La modernidad igualitaria tiende al más bajo denominador común. Ya que hay patanes que no saben beber a bordo de un avión (tampoco fuera, pero esa es otra cuestión), proyectan metamorfosearnos en abstemios de altos vuelos. Es el nuevo totalitarismo del todos iguales, todos jodidos. ¡Qué gran error! Una copa volando sienta divinamente y ayuda a combatir el síndrome de clase turista que provocan las compañías recortando gastos en materias fundamentales, como son el recambio y limpieza de filtros de aire.
Una copa a tiempo nos salva de los aburridos retrasos, de la falta de explicaciones de un personal que se comporta con patente de corso comercial, del vecino lenguaraz de culo paquidérmico, de la histeria de las turbulencias…
Pero las prohibiciones son la tónica (sin ginebra) de una sociedad que se declara libre. Sin embargo, la responsabilidad individual es un concepto cada vez más diluido, y no solo en política. La democracia no tiene porque hacer pagar a justos por pecadores, sino hacer cumplir unas elementales normas de comportamiento y meter en vereda a quien se las salte.
Y si, como proponen algunas compañías anglocabronas de bajo coste y más bajo trato, o burrócratas isleños sin imaginación, prohíben el alcohol en los vuelos a Ibiza, tendremos que ir a la Gran Bretaña a la antigua, navegando, tal vez haciendo un corte mangas a los monos de Gibraltar (sana costumbre que seguía Don Juan) o cruzando a nado el Canal de la Mancha.
Indigna la fácil prohibición cuando las compañías aéreas cada vez tratan peor a sus clientes. Los casos de overbooking se repiten en estas fechas calientes. Recuerdo el caso de una pasajera que llegó dos horas antes de la salida de su vuelo. En facturación, con la maleta ya rodando por la cinta del mostrador, le comunicaron que no estaban seguros de si podría embarcar. Ante la justa indignación del cliente, una azafata hizo hincapié en que era más seguro facturar por Internet. Cuando vio que la pasajera se indignaba todavía más, la azafata amenazó con llamar a seguridad. La pasajera respondió: “Háganlo, que yo llamaré a la Guardia Civil, y como no me dejen subir a ese avión les voy a poner una denuncia de ordago”.
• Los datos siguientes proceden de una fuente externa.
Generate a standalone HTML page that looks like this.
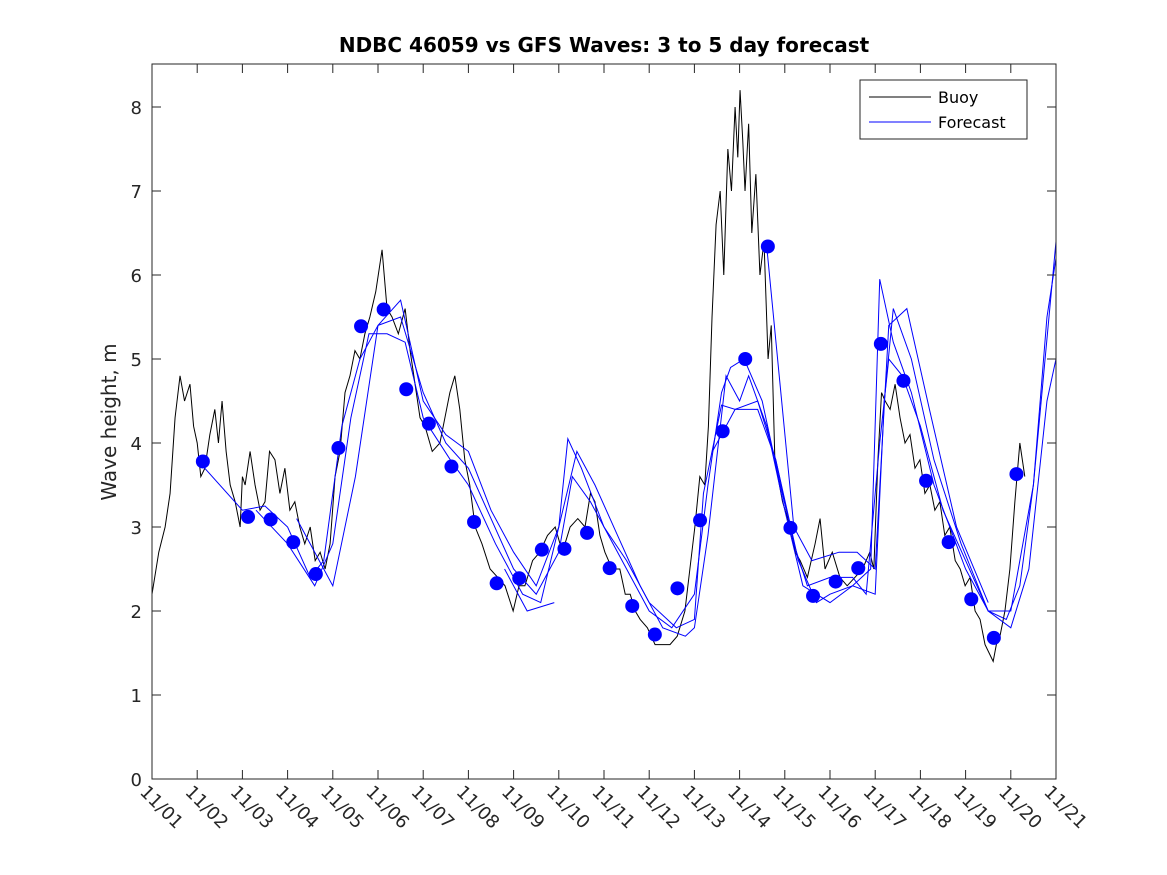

Al final la pasajera subió al avión, cuyo carísimo pasaje había pagado días antes, y se tomó un triple gin-tonic. Un apuesto viejo sentado a su lado la felicitó: “¡Bravísima! Lo ha logrado por protestar. Esta gente está acostumbrada a los borregos. Hoy en día solo tratan decentemente a los políticos y a los millonarios”.